>> begin
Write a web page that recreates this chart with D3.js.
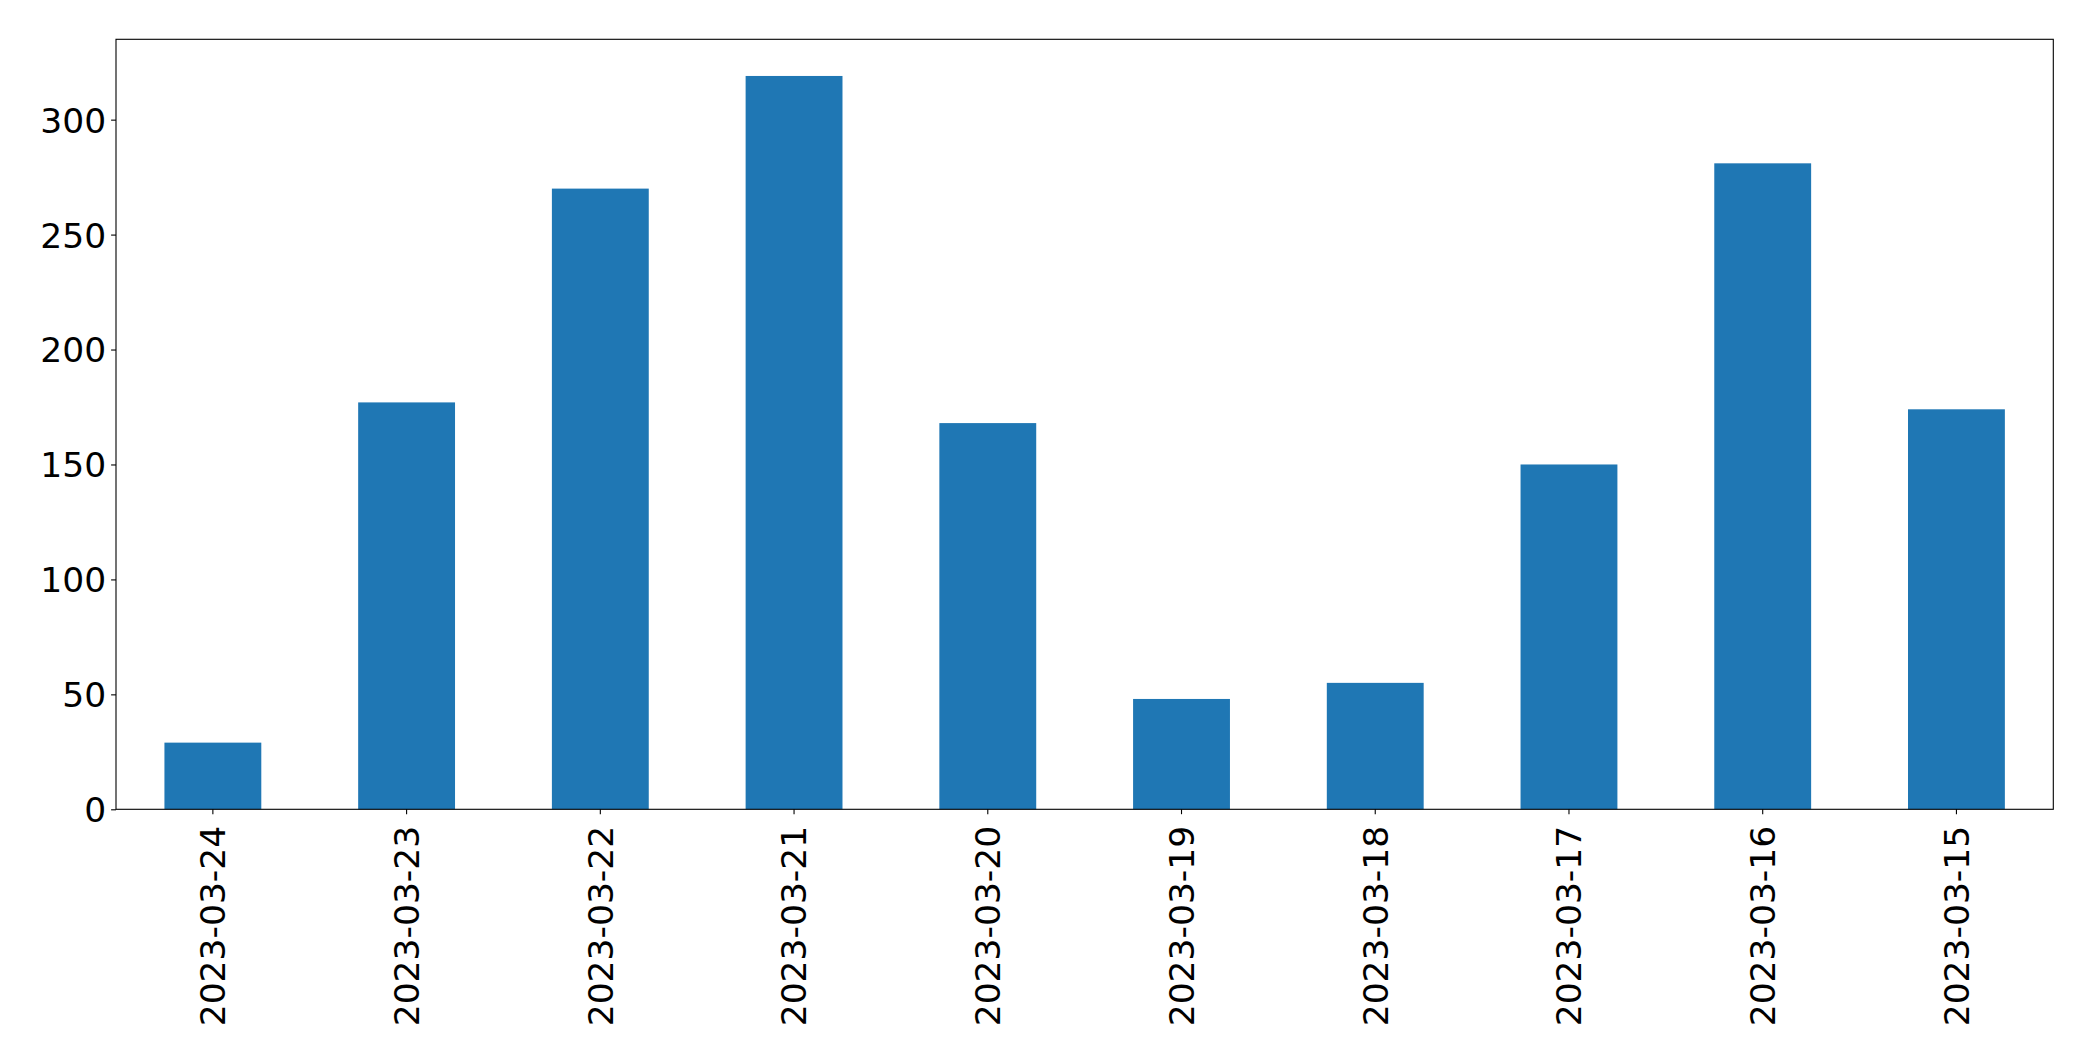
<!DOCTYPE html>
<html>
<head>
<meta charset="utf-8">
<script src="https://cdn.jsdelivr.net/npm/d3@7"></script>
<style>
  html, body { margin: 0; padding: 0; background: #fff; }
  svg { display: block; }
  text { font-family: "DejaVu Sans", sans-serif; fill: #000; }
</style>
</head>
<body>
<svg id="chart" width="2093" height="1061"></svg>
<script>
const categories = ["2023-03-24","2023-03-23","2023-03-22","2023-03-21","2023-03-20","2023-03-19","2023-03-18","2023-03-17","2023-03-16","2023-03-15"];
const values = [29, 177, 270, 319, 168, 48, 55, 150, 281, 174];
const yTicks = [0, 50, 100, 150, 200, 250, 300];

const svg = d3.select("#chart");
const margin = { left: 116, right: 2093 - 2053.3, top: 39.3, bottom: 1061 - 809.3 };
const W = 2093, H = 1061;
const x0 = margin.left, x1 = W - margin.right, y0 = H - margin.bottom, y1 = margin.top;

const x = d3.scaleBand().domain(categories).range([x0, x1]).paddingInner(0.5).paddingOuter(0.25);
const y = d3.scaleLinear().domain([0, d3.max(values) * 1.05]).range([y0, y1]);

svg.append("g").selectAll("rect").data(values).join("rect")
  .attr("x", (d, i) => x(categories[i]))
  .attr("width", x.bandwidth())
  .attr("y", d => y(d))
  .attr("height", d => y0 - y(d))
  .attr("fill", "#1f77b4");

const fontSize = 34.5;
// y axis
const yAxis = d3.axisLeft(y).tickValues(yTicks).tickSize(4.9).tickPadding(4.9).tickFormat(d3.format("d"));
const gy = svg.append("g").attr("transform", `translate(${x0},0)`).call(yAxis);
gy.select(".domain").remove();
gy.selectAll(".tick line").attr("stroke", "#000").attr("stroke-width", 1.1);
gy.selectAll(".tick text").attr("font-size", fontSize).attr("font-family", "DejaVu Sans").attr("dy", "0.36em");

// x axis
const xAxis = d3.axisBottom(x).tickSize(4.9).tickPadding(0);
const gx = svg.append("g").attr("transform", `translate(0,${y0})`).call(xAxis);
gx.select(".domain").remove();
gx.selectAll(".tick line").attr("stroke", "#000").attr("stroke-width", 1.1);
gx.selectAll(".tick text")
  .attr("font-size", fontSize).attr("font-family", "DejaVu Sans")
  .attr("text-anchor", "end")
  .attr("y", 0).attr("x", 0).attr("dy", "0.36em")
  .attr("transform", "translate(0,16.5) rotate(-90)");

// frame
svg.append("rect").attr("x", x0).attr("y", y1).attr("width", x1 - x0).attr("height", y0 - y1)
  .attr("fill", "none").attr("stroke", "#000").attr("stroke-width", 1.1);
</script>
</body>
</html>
>> end
# WHAT THIS TASK INVOLVES:
Pictures stay out. Print the data exactly, from its first line through the line containing "const y = d3.scaleLinear().domain([0, d3.max(values)".

# ANSWER TO THE PROBLEM:
Write a web page that recreates this chart with D3.js.
<!DOCTYPE html>
<html>
<head>
<meta charset="utf-8">
<script src="https://cdn.jsdelivr.net/npm/d3@7"></script>
<style>
  html, body { margin: 0; padding: 0; background: #fff; }
  svg { display: block; }
  text { font-family: "DejaVu Sans", sans-serif; fill: #000; }
</style>
</head>
<body>
<svg id="chart" width="2093" height="1061"></svg>
<script>
const categories = ["2023-03-24","2023-03-23","2023-03-22","2023-03-21","2023-03-20","2023-03-19","2023-03-18","2023-03-17","2023-03-16","2023-03-15"];
const values = [29, 177, 270, 319, 168, 48, 55, 150, 281, 174];
const yTicks = [0, 50, 100, 150, 200, 250, 300];

const svg = d3.select("#chart");
const margin = { left: 116, right: 2093 - 2053.3, top: 39.3, bottom: 1061 - 809.3 };
const W = 2093, H = 1061;
const x0 = margin.left, x1 = W - margin.right, y0 = H - margin.bottom, y1 = margin.top;

const x = d3.scaleBand().domain(categories).range([x0, x1]).paddingInner(0.5).paddingOuter(0.25);
const y = d3.scaleLinear().domain([0, d3.max(values) * 1.05]).range([y0, y1]);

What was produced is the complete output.